Seeking a symbol of communal legitimacy, the ulema somewhat ambivalently endorsed early ‘Abbásid rule while expounding Islamic standards of government and personal conduct in works of jurisprudence (fiqh) based on the Qur'an and sunna. They defeated an attempt by al-Ma'mūn (813–833) and his immediate successors to make the caliphs themselves arbiters of Islamic doctrine and practice, largely securing that role for themselves. Alongside and sometimes in tension with the teachings of conservative Sunnī scholars, though, there developed philosophical, theological, and mystical interpretations of Islam—the last of which would profoundly influence popular religion and provide a basis for new forms of religious association, the Sufi confraternities (singular tarīqah). As the dynasty declined, Sunnī apologists argued—in opposition to the increasingly coherent Shi'a sects—that an impotent caliph could, indeed must, fulfill his responsibilities by delegating them to the sultans and the ulema.

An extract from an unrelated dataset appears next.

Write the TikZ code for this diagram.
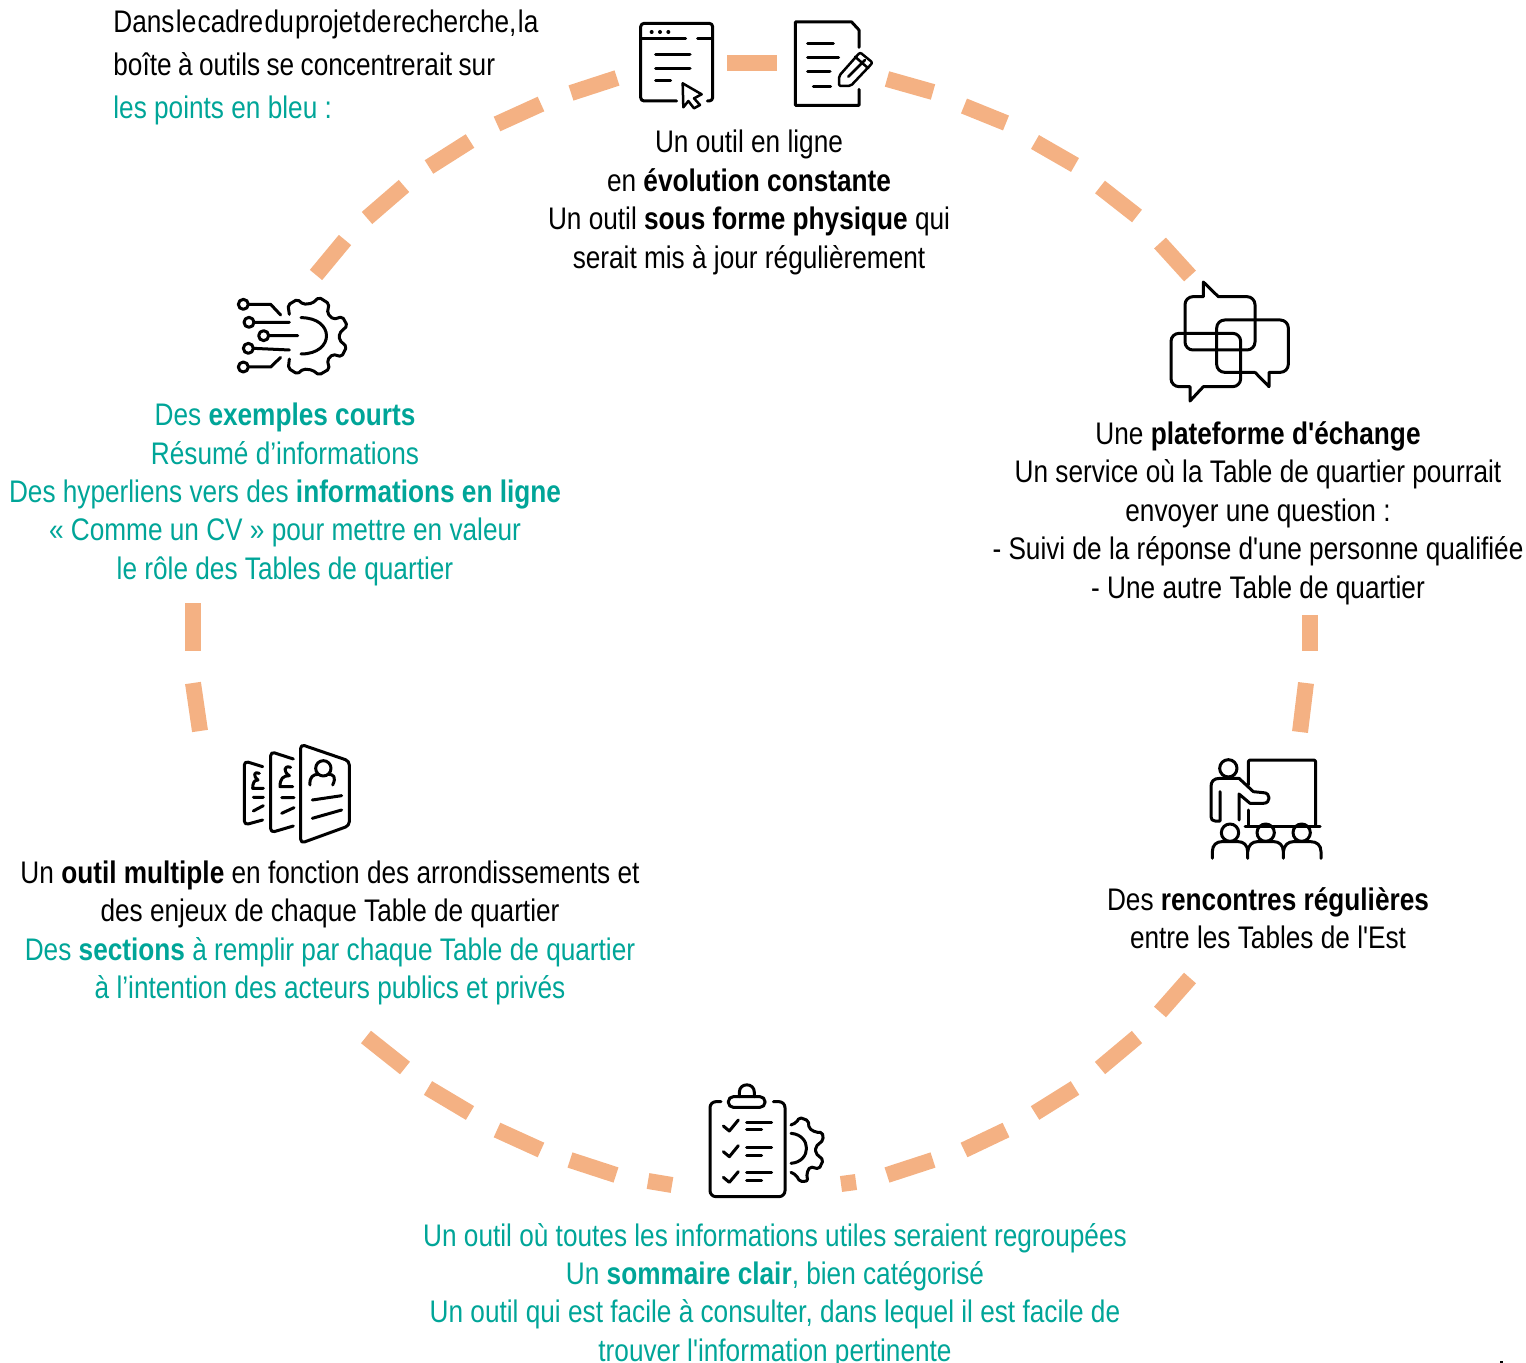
\documentclass[tikz,border=0pt]{standalone}
\usepackage{fontspec}
\setmainfont[FakeStretch=0.84,Ligatures=TeXOff]{Liberation Sans}
\definecolor{teal}{HTML}{00A598}
\definecolor{dashor}{HTML}{F4B183}
\tikzset{
  dashseg/.style={draw=dashor,line width=8pt},
  ico/.style={draw=black,line width=1.5pt,line join=round,line cap=round},
  icot/.style={draw=black,line width=1.25pt,line join=round,line cap=round},
  blocktxt/.style={inner sep=0pt,align=center,font=\fontsize{15.6}{19.2}\selectfont},
}
\begin{document}
\begin{tikzpicture}[x=0.5pt,y=-0.5pt]
\useasboundingbox (0,0) rectangle (1526,1363);
% dashes
\foreach \a/\b/\c/\d in {727/63/777/63, 887/79/933/92, 964/106/1006/123, 1035/142/1075/165, 1100/187/1137/216, 1160/243/1190/276,
  1310/615/1310/651, 1306/683/1300/732,
  1190/978/1160/1012, 1137/1037/1100/1068, 1075/1088/1035/1113, 1006/1130/964/1150, 933/1160/887/1175, 856/1182/841/1184,
  672/1185/648/1181, 616/1175/570/1160, 541/1150/497/1130, 470/1113/428/1088, 405/1068/366/1037,
  200/731/193/683, 193/651/193/603,
  316/275/345/240, 367/218/404/186, 429/167/470/141, 497/124/541/104, 571/93/617/78}
  {\path[dashseg] (\a,\b) -- (\c,\d);}
% texts
\node[blocktxt,anchor=west,align=left,font=\fontsize{15.6}{21.5}\selectfont] (intro) at (113,67.5) {{\spaceskip=0.7pt Dans le cadre du projet de recherche, la}\\{\spaceskip=3.2pt boîte à outils se concentrerait sur}\\\textcolor{teal}{les points en bleu :}};
\node[blocktxt] (top) at (749,202.5) {Un outil en ligne\\en \textbf{évolution constante}\\Un outil \textbf{sous forme physique} qui\\serait mis à jour régulièrement};
\node[blocktxt] (right) at (1258,513) {Une \textbf{plateforme d'échange}\\Un service où la Table de quartier pourrait\\envoyer une question :\\- Suivi de la réponse d'une personne qualifiée\\- Une autre Table de quartier};
\node[blocktxt,text=teal] (left) at (285,494.5) {Des \textbf{exemples courts}\\Résumé d’informations\\Des hyperliens vers des \textbf{informations en ligne}\\« Comme un CV » pour mettre en valeur\\le rôle des Tables de quartier};
\node[blocktxt] (lowleft) at (330,933) {Un \textbf{outil multiple} en fonction des arrondissements et\\des enjeux de chaque Table de quartier\\\textcolor{teal}{Des \textbf{sections} à remplir par chaque Table de quartier}\\\textcolor{teal}{à l’intention des acteurs publics et privés}};
\node[blocktxt] (lowright) at (1268,918) {Des \textbf{rencontres régulières}\\entre les Tables de l'Est};
\node[blocktxt,text=teal] (bottom) at (775,1295.5) {Un outil où toutes les informations utiles seraient regroupées\\Un \textbf{sommaire clair}, bien catégorisé\\Un outil qui est facile à consulter, dans lequel il est facile de\\trouver l'information pertinente};
% icon window + doc
\begin{scope}[shift={(620,0)},scale=0.33333]
 \path[ico,rounded corners=1.7pt] (170,303) -- (62,303) -- (62,70) -- (278,70) -- (278,303) -- (262,303);
 \path[ico] (66,115) -- (197,115) (233,115) -- (275,115);
 \fill (95,96) circle (6) (120,96) circle (6) (145,96) circle (6);
 \path[ico] (107,163) -- (210,163) (107,206) -- (210,206) (107,243) -- (152,243);
 \path[icot] (188,250) -- (245,283) -- (222,295) -- (240,315) -- (222,325) -- (205,303) -- (190,322) -- cycle;
 \path[ico] (717,142) -- (717,90) -- (695,66) -- (526,66) -- (526,316) -- (717,316) -- (717,268);
 \path[ico] (563,130) -- (640,130) (563,174) -- (656,174) (563,216) -- (630,216) (580,259) -- (632,259);
 \path[icot,rounded corners=1pt] (657,228) -- (720,157) -- (758,188) -- (692,258) -- (657,258) -- cycle;
 \path[icot] (685,230) -- (735,180) (705,170) -- (745,205);
\end{scope}
% icon chat
\begin{scope}[shift={(1150,270)},scale=0.33333]
 \path[ico] (160,80) -- (160,36) -- (205,80) [rounded corners=4pt] -- (315,80) -- (315,240) -- (105,240) -- (105,80) -- (160,80);
 \path[ico] (315,307) -- (357,350) -- (357,307) [rounded corners=4pt] -- (415,307) -- (415,150) -- (200,150) -- (200,307) -- (315,307);
 \path[ico] (120,350) -- (120,393) -- (160,350) [rounded corners=4pt] -- (272,350) -- (272,190) -- (63,190) -- (63,350) -- (120,350);
\end{scope}
% icon gear
\begin{scope}[shift={(220,285)},scale=0.33333]
 \foreach \p/\q in {70/58, 87/112, 131/152, 85/190, 70/246} {\path[ico] (\p,\q) circle (15);}
 \path[ico] (85,58) -- (152,58) -- (182,90) (102,112) -- (208,112) (146,152) -- (233,152) (100,190) -- (208,195) (85,246) -- (152,246) -- (182,217);
 \path[ico] (243,98) .. controls (345,98) and (345,207) .. (243,207);
 \path[ico,rounded corners=1pt] (208,88) -- (204,60) -- (232,43) -- (250,58) -- (277,55) -- (297,37) -- (327,56) -- (322,85) -- (340,103) -- (367,95) -- (382,122) -- (358,145) -- (358,165) -- (380,185) -- (365,215) -- (338,208) -- (322,225) -- (328,252) -- (297,270) -- (277,255) -- (250,252) -- (232,267) -- (205,250) -- (208,222);
\end{scope}
% icon CV
\begin{scope}[shift={(230,735)},scale=0.33333]
 \path[ico,rounded corners=2pt] (212,28) -- (358,78) -- (358,272) -- (212,325) -- cycle;
 \path[ico] (280,100) circle (23);
 \path[ico] (240,150) .. controls (238,125) and (250,118) .. (265,118) (295,118) .. controls (310,118) and (320,125) .. (308,150);
 \path[ico] (247,195) -- (335,182) (247,250) -- (335,225);
 \path[ico,rounded corners=2pt] (190,72) -- (122,50) -- (122,293) -- (190,273);
 \path[ico] (182,97) .. controls (160,90) and (160,110) .. (178,122) .. controls (160,122) and (150,130) .. (150,155) -- (188,155);
 \path[ico] (155,188) -- (192,188) (155,235) -- (192,218);
 \path[ico,rounded corners=2pt] (98,95) -- (43,78) -- (43,270) -- (98,255);
 \path[ico] (88,115) .. controls (72,108) and (68,122) .. (84,135) .. controls (72,135) and (68,145) .. (68,160) -- (100,160);
 \path[ico] (70,187) -- (100,187) (70,228) -- (100,212);
\end{scope}
% icon teacher
\begin{scope}[shift={(1195,750)},scale=0.33333]
 \path[ico,rounded corners=1pt] (160,105) -- (160,30) -- (362,30) -- (362,225);
 \path[ico] (160,180) -- (160,225) (150,228) -- (375,228);
 \path[ico] (100,55) circle (26);
 \path[ico] (75,125) -- (75,213) -- (60,213) .. controls (52,213) and (48,208) .. (48,200) -- (48,110) .. controls (48,95) and (55,85) .. (75,85) -- (132,85) -- (175,125) -- (205,128) .. controls (228,128) and (228,160) .. (205,160) -- (165,160) -- (132,132) -- (132,210);
 \foreach \c in {105,212,320} {\path[ico] (\c,248) circle (26);}
 \path[ico] (52,325) -- (52,305) .. controls (52,285) and (65,275) .. (80,275) -- (130,275) .. controls (145,275) and (158,285) .. (158,305) -- (158,325);
 \path[ico] (158,305) .. controls (160,285) and (172,275) .. (187,275) -- (237,275) .. controls (252,275) and (265,285) .. (265,305) -- (265,325);
 \path[ico] (265,305) .. controls (267,285) and (280,275) .. (295,275) -- (347,275) .. controls (365,275) and (378,285) .. (378,305) -- (378,325);
\end{scope}
% icon clipboard
\begin{scope}[shift={(695,1075)},scale=0.33333]
 \path[ico,rounded corners=3pt] (78,80) -- (45,80) -- (45,365) -- (270,365) -- (270,80) -- (235,80);
 \path[ico,rounded corners=2.5pt] (100,65) -- (210,65) -- (210,97) -- (100,97) -- cycle;
 \path[ico] (133,65) -- (133,52) .. controls (133,22) and (178,22) .. (178,52) -- (178,65);
 \path[ico] (85,153) -- (103,168) -- (130,135) (85,230) -- (103,245) -- (130,212) (85,307) -- (103,322) -- (130,290);
 \path[ico] (155,143) -- (230,143) (155,163) -- (200,163) (155,217) -- (230,217) (155,240) -- (200,240) (155,292) -- (230,292) (155,317) -- (200,317);
 \path[ico,rounded corners=1pt] (288,150) -- (305,142) -- (313,127) -- (340,137) -- (342,160) -- (362,172) -- (382,172) -- (385,195) -- (362,215) -- (362,235) -- (385,255) -- (372,282) -- (345,275) -- (335,295) -- (338,318) -- (315,320) -- (303,300) -- (288,292);
 \path[ico] (288,175) .. controls (350,180) and (350,260) .. (288,265);
\end{scope}
\fill (1500,1361) rectangle (1503,1363);
\end{tikzpicture}
\end{document}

When Saljuk authority fragmented in the 12th century, numerous ephemeral principalities and some more substantial successor states emerged under contending warlords who offered at best nominal loyalty to the caliph. The last significant ‘Abbāsid, al-Nāsir (1180–1225), was little more than one petty ruler among others. After the Mongols sacked Baghdad and killed most of the family (in 1258), the mamlūk regime in Cairo maintained a shadow ‘Abbāsid caliphate (1261–1517) until the Ottoman conquest. It was not widely recognized at the time, but later it was said to have conferred the caliphal title on the Ottoman sultans.